- _Material provided_

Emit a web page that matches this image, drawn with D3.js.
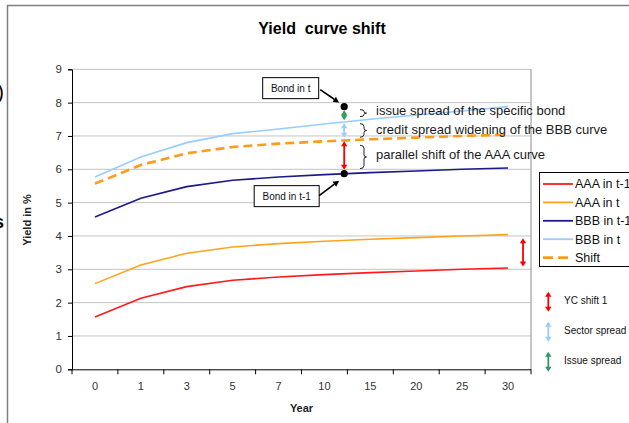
<!DOCTYPE html>
<html>
<head>
<meta charset="utf-8">
<script src="https://cdn.jsdelivr.net/npm/d3@7"></script>
<style>
  html, body { margin: 0; padding: 0; background: #fff; overflow: hidden; }
  svg { display: block; font-family: Arial, "Liberation Sans", sans-serif; }
</style>
</head>
<body>
<svg id="chart" width="629" height="423"></svg>
<script>
// Maturities (years) and yields in %
const years = ["0", "1", "3", "5", "7", "10", "15", "20", "25", "30"];
const aaaPrev = [1.57, 2.13, 2.48, 2.67, 2.77, 2.84, 2.90, 2.95, 3.00, 3.04];
const aaaNow  = [2.57, 3.13, 3.48, 3.67, 3.77, 3.84, 3.90, 3.95, 4.00, 4.04];
const bbbPrev = [4.57, 5.13, 5.48, 5.67, 5.77, 5.84, 5.90, 5.95, 6.00, 6.04];
const bbbNow  = [5.77, 6.37, 6.80, 7.07, 7.21, 7.36, 7.50, 7.63, 7.75, 7.88];
const shifted = [5.57, 6.13, 6.48, 6.67, 6.77, 6.84, 6.90, 6.95, 7.00, 7.04];
const yTicks = [0, 1, 2, 3, 4, 5, 6, 7, 8, 9];

// Bond decomposition: yield levels of the bond (t-1), shifted AAA, BBB in t, bond in t
const bondBetween = ["10", "15"];
const bondFraction = 0.43;
const bondLevels = [5.87, 6.87, 7.43, 7.88];
const spreadNotes = [
  "parallel shift of the AAA curve",
  "credit spread widening of the BBB curve",
  "issue spread of the specific bond"
];

const series = [
  { name: "AAA in t-1", values: aaaPrev, color: "#ff1a1a", dash: null, width: 1.6 },
  { name: "AAA in t",   values: aaaNow,  color: "#ffa31a", dash: null, width: 1.6 },
  { name: "BBB in t-1", values: bbbPrev, color: "#1a1a8c", dash: null, width: 1.6 },
  { name: "BBB in t",   values: bbbNow,  color: "#99ccff", dash: null, width: 1.6 },
  { name: "Shift",      values: shifted, color: "#ff9a1a", dash: "9,5", width: 2.6 }
];
const arrowItems = [
  { name: "YC shift 1",    color: "#ff0000" },
  { name: "Sector spread", color: "#99ccff" },
  { name: "Issue spread",  color: "#2e9960" }
];

const svg = d3.select("#chart");

// Outer frame (top and left edges)
svg.append("path")
  .attr("d", "M7.5,440 L7.5,5.5 L640,5.5")
  .attr("fill", "none").attr("stroke", "#7f7f7f").attr("stroke-width", 1.5);

// Text fragments at the left margin
svg.append("text").attr("x", 4).attr("y", 99).attr("text-anchor", "end")
  .attr("font-size", 20).attr("fill", "#000").text(")");
svg.append("text").attr("x", 4).attr("y", 228).attr("text-anchor", "end")
  .attr("font-size", 18).attr("font-weight", "bold").attr("fill", "#000").text("s");

const plotLeft = 72, plotRight = 531, plotTop = 69.3, plotBottom = 369.3;
const x = d3.scaleBand().domain(years).range([plotLeft, plotRight]).padding(0);
const y = d3.scaleLinear().domain([0, 9]).range([plotBottom, plotTop]);
const cx = d => x(d) + x.bandwidth() / 2;

// Title
svg.append("text").attr("x", 322).attr("y", 34).attr("text-anchor", "middle")
  .style("white-space", "pre")
  .attr("font-size", 16).attr("font-weight", "bold").attr("fill", "#000")
  .text("Yield  curve shift");

// Gridlines
svg.append("g").selectAll("line").data(yTicks.filter(v => v > 0)).join("line")
  .attr("x1", plotLeft).attr("x2", plotRight)
  .attr("y1", d => y(d)).attr("y2", d => y(d))
  .attr("stroke", "#c4c4c4").attr("stroke-width", 1);

// Plot area right border
svg.append("line").attr("x1", plotRight).attr("x2", plotRight).attr("y1", plotTop).attr("y2", plotBottom)
  .attr("stroke", "#a0a0a0").attr("stroke-width", 1.2);

// Y axis
const yAxis = svg.append("g").attr("transform", `translate(${plotLeft},0)`)
  .call(d3.axisLeft(y).tickValues(yTicks).tickSize(4).tickPadding(6).tickFormat(d3.format("d")));
yAxis.select(".domain").attr("stroke", "#000");
yAxis.selectAll(".tick line").attr("stroke", "#000");
yAxis.selectAll("text").attr("font-size", 11.5).attr("fill", "#333")
  .attr("font-family", "Arial, 'Liberation Sans', sans-serif");

// X axis: labels centred in bands, tick marks at band edges
const xAxis = svg.append("g").attr("transform", `translate(0,${plotBottom})`)
  .call(d3.axisBottom(x).tickSize(0).tickPadding(13));
xAxis.select(".domain").attr("stroke", "#000").attr("d", `M${plotLeft},0.5H${plotRight}`);
xAxis.selectAll("text").attr("font-size", 11).attr("fill", "#333")
  .attr("font-family", "Arial, 'Liberation Sans', sans-serif");
const edges = d3.range(years.length + 1).map(i => plotLeft + i * x.step());
xAxis.selectAll(".edge").data(edges).join("line").attr("class", "edge")
  .attr("x1", d => d).attr("x2", d => d).attr("y1", 0).attr("y2", 5)
  .attr("stroke", "#000");

// Axis titles
svg.append("text").attr("x", (plotLeft + plotRight) / 2).attr("y", 412).attr("text-anchor", "middle")
  .attr("font-size", 11).attr("font-weight", "bold").attr("fill", "#222").text("Year");
svg.append("text").attr("transform", "translate(31,220) rotate(-90)").attr("text-anchor", "middle")
  .attr("font-size", 11).attr("font-weight", "bold").attr("fill", "#222").text("Yield in %");

// Curves
const line = d3.line().x((d, i) => cx(years[i])).y(d => y(d));
svg.append("g").selectAll("path").data(series).join("path")
  .attr("d", s => line(s.values))
  .attr("fill", "none")
  .attr("stroke", s => s.color)
  .attr("stroke-width", s => s.width)
  .attr("stroke-dasharray", s => s.dash);

// Double-headed vertical arrow
function doubleArrow(g, xp, y1, y2, color) {
  const h = 5, w = 3.2;
  const t = Math.min(y1, y2), b = Math.max(y1, y2);
  g.append("line").attr("x1", xp).attr("x2", xp).attr("y1", t + h - 1).attr("y2", b - h + 1)
    .attr("stroke", color).attr("stroke-width", 1.8);
  g.append("path").attr("d", `M${xp},${t}L${xp - w},${t + h}L${xp + w},${t + h}Z`).attr("fill", color);
  g.append("path").attr("d", `M${xp},${b}L${xp - w},${b - h}L${xp + w},${b - h}Z`).attr("fill", color);
}

// Arrow between the two AAA curves at the long end
const gAnn = svg.append("g");
doubleArrow(gAnn, plotRight - 8, y(aaaNow[aaaNow.length - 1]) + 3.5, y(aaaPrev[aaaPrev.length - 1]) - 1.5, "#ff0000");

// Bond position along the maturity axis
const bx = cx(bondBetween[0]) + bondFraction * (cx(bondBetween[1]) - cx(bondBetween[0]));

// Decomposition arrows
const segColors = ["#ff0000", "#99ccff", "#2e9960"];
const insets = [[4, 1], [2.5, 1.5], [1.5, 3.5]];
for (let i = 0; i < 3; i++) {
  doubleArrow(gAnn, bx, y(bondLevels[i]) - insets[i][0], y(bondLevels[i + 1]) + insets[i][1], segColors[i]);
}

// Bond dots
gAnn.selectAll("circle").data([bondLevels[0], bondLevels[3]]).join("circle")
  .attr("cx", bx).attr("cy", d => y(d)).attr("r", 3.6).attr("fill", "#000");

// Curly braces and notes
function brace(g, xp, y1, y2) {
  const m = (y1 + y2) / 2, w = 4;
  const r = Math.min(3, (y2 - y1) / 4);
  g.append("path")
    .attr("d", `M${xp},${y1} Q${xp + w},${y1} ${xp + w},${y1 + r} L${xp + w},${m - r * 0.7} Q${xp + w},${m} ${xp + w + 2.5},${m}` +
               ` Q${xp + w},${m} ${xp + w},${m + r * 0.7} L${xp + w},${y2 - r} Q${xp + w},${y2} ${xp},${y2}`)
    .attr("fill", "none").attr("stroke", "#222").attr("stroke-width", 1);
}
const braceX = 360;
// [inset below upper level, inset above lower level]
const braceInsets = [[5, 5], [2, 3], [3, 5]];
for (let i = 0; i < 3; i++) {
  brace(gAnn, braceX, y(bondLevels[i + 1]) + braceInsets[i][0], y(bondLevels[i]) - braceInsets[i][1]);
}
const noteY = [154, 129, 110.7];
spreadNotes.forEach((t, i) => {
  gAnn.append("text").attr("x", 376).attr("y", noteY[i]).attr("dy", "0.35em")
    .attr("font-size", 13).attr("fill", "#1a1a1a").text(t);
});

// Callout boxes with arrows
function callout(g, label, bx0, by0, w, h, ax1, ay1, ax2, ay2) {
  g.append("rect").attr("x", bx0).attr("y", by0).attr("width", w).attr("height", h)
    .attr("fill", "#fff").attr("stroke", "#000").attr("stroke-width", 1);
  g.append("text").attr("x", bx0 + w / 2).attr("y", by0 + h / 2).attr("dy", "0.35em")
    .attr("text-anchor", "middle").attr("font-size", 10).attr("fill", "#111").text(label);
  const ang = Math.atan2(ay2 - ay1, ax2 - ax1), L = 6, W = 3;
  const bxp = ax2 - L * Math.cos(ang), byp = ay2 - L * Math.sin(ang);
  g.append("line").attr("x1", ax1).attr("y1", ay1).attr("x2", bxp).attr("y2", byp)
    .attr("stroke", "#000").attr("stroke-width", 1.6);
  g.append("path").attr("d",
    `M${ax2},${ay2}L${bxp - W * Math.sin(ang)},${byp + W * Math.cos(ang)}L${bxp + W * Math.sin(ang)},${byp - W * Math.cos(ang)}Z`)
    .attr("fill", "#000");
}
const yNow = y(bondLevels[3]), yPrev = y(bondLevels[0]);
callout(gAnn, "Bond in t", bx - 81.5, yNow - 29, 56, 21, bx - 24, yNow - 17, bx - 5, yNow - 4);
callout(gAnn, "Bond in t-1", bx - 90, yPrev + 12, 65, 21, bx - 25, yPrev + 22, bx - 5, yPrev + 7);

// Legend
const lg = svg.append("g");
lg.append("rect").attr("x", 539.5).attr("y", 172.5).attr("width", 120).attr("height", 94)
  .attr("fill", "#fff").attr("stroke", "#000").attr("stroke-width", 1);
const rowY = i => 184 + i * 18.4;
lg.selectAll(".ll").data(series).join("line").attr("class", "ll")
  .attr("x1", 543).attr("x2", 573).attr("y1", (d, i) => rowY(i)).attr("y2", (d, i) => rowY(i))
  .attr("stroke", d => d.color).attr("stroke-width", d => d.dash ? 2.6 : 1.8)
  .attr("stroke-dasharray", d => d.dash ? "10,5" : null);
lg.selectAll(".lt").data(series).join("text").attr("class", "lt")
  .attr("x", 575).attr("y", (d, i) => rowY(i)).attr("dy", "0.35em")
  .attr("font-size", 12.5).attr("fill", "#111").text(d => d.name);

// Arrow key below the legend
arrowItems.forEach((a, i) => {
  const yc = 301.7 + i * 30;
  doubleArrow(lg, 548.3, yc - 10, yc + 10, a.color);
  lg.append("text").attr("x", 564).attr("y", yc - 1).attr("dy", "0.35em")
    .attr("font-size", 10).attr("fill", "#111").text(a.name);
});
</script>
</body>
</html>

- _Task objective_
Set down again, exactly, the lines of the material above from its first line to the one with "5, 6, 7, 8, 9];", inclusive. Leave the pictures out.

- _Correct response_
Emit a web page that matches this image, drawn with D3.js.
<!DOCTYPE html>
<html>
<head>
<meta charset="utf-8">
<script src="https://cdn.jsdelivr.net/npm/d3@7"></script>
<style>
  html, body { margin: 0; padding: 0; background: #fff; overflow: hidden; }
  svg { display: block; font-family: Arial, "Liberation Sans", sans-serif; }
</style>
</head>
<body>
<svg id="chart" width="629" height="423"></svg>
<script>
// Maturities (years) and yields in %
const years = ["0", "1", "3", "5", "7", "10", "15", "20", "25", "30"];
const aaaPrev = [1.57, 2.13, 2.48, 2.67, 2.77, 2.84, 2.90, 2.95, 3.00, 3.04];
const aaaNow  = [2.57, 3.13, 3.48, 3.67, 3.77, 3.84, 3.90, 3.95, 4.00, 4.04];
const bbbPrev = [4.57, 5.13, 5.48, 5.67, 5.77, 5.84, 5.90, 5.95, 6.00, 6.04];
const bbbNow  = [5.77, 6.37, 6.80, 7.07, 7.21, 7.36, 7.50, 7.63, 7.75, 7.88];
const shifted = [5.57, 6.13, 6.48, 6.67, 6.77, 6.84, 6.90, 6.95, 7.00, 7.04];
const yTicks = [0, 1, 2, 3, 4, 5, 6, 7, 8, 9];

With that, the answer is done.